What is the best way to block all hosts in a continuous block of LAN IPv4 addresses from any internet access?
I'm new to OPNsense so am probably missing something basic but have been struggling with this and appear to be going around in circles without success!
My network is simple - 1 LAN, 2 WAN configured on a gateway as a failover group. I have a set of IP cameras that I want to ensure have NO internet access. They are in a continuous address range. IPv4 only, no IPv6
My attempts have involved:
- setting an alias for the cameras. I've used URL table and a list of hosts.
- I've set up block rules on the two WAN interfaces in various combinations (in, out and any) and placed these rules at the top of the stack
And the devices in the block of addresses simply continue to ping internet addresses.
I'm clearly missing something basic and fundamental but am stumped so any guidance or help appreciated.
Thanks in advance.
Block them on the LAN interface
Thanks for your response, Greelan
I've tried that and a device in range keeps on pinging Amazon.
See screenshot attached - this is the top rule and I have enabled it and applied it.
what are the 6 rules you havent expanded?
Auto-created rules - see attachment (can't figure out how to post inline)
The device might still be pinging, but are the pings getting through?
You don't have any relevant floating or group rules that are applying in priority?
Also check there are no NAT rules for ICMP.
Yes, pings are succeeding, as are http and https sessions.
Please see the expanded Floating Rules tab - all auto-generated (although I'm unclear what that means in context of the header message)
I'm not familiar with Group Rules - where are these shown please?
I've checked, no NAT rules.
Thanks for all your help, folks! Much appreciated!
If you haven't created any firewall groups, then you won't see any rules
Are you sure your Alias is right? Maybe test with a separate rule that just uses the device's IP directly?
I've not created Groups.
I have tested with specific IP addresses, too. Both by cloning the rule and changing the address and by starting afresh. I am careful to always make the new rule the top one, too.
And applied the changes after moving them, right?
Yes, I should have said that, sorry.
I'm stumped - again, thanks for your help and ideas.
You mentioned you have a multi WAN gateway group. I wonder if there is some routing issue relating to that, eg the camera traffic is only being blocked out of one WAN interface but not the other? I don't have experience with a mutli WAN setup but presumably you want the block to apply to the gateway group? Do you need to select that as the Gateway in the rule?
I have tried adding 4 separate rules to the WAN circuits, too - each an In/Out pair blocking this range and that also didn't help.
I'm starting to wonder if there is some kind of corruption to the config and whether it may be better to simply start afresh and rebuild from a new installation.
No I am talking about in the LAN rule - Gateway under advanced features
Ah, sorry, I misunderstood.
That is only possible on 'in' direction - trying to configure for 'out' gives the attached error message.

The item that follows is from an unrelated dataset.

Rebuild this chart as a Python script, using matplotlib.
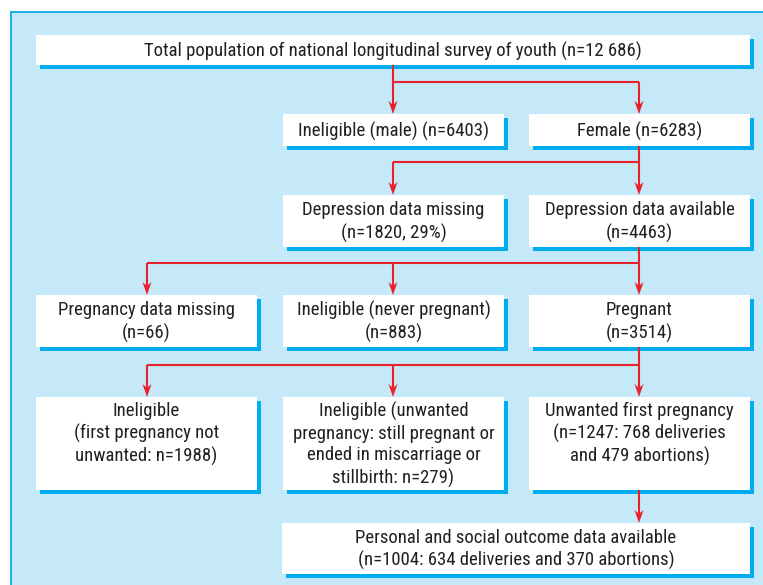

Having said that, setting it on 'in' does seem to be working so thank you for your suggestion! I'm out of time now but will continue testing this evening and report back.
You want the rule to apply "in" - it is traffic coming from a device on the LAN into the LAN interface on OPNsense
Thank you, Greelan. I now realise that I had got myself completely confused about what was 'in' and 'out'. It is working now.
I must thank you and this forum for your assistance - much appreciated!
No problem
The other thing to understand is that, because of outbound NAT on IPv4, traffic going out the WAN interface to the internet won't have as its source IP the internal IP of your cameras, but instead your public IP (otherwise return traffic from the internet could not find its way back). You can see this if you watch the WAN interface in the live firewall logs. That's why your WAN rules didn't work
In any event, usually the best approach to firewall rules is to apply them on the interface where the traffic is first handled by OPNsense (in your cameras' case, the LAN interface). Saves unnecessary processing of traffic that is going to dropped anyway later
Thanks again - all useful comments and thoughts, too.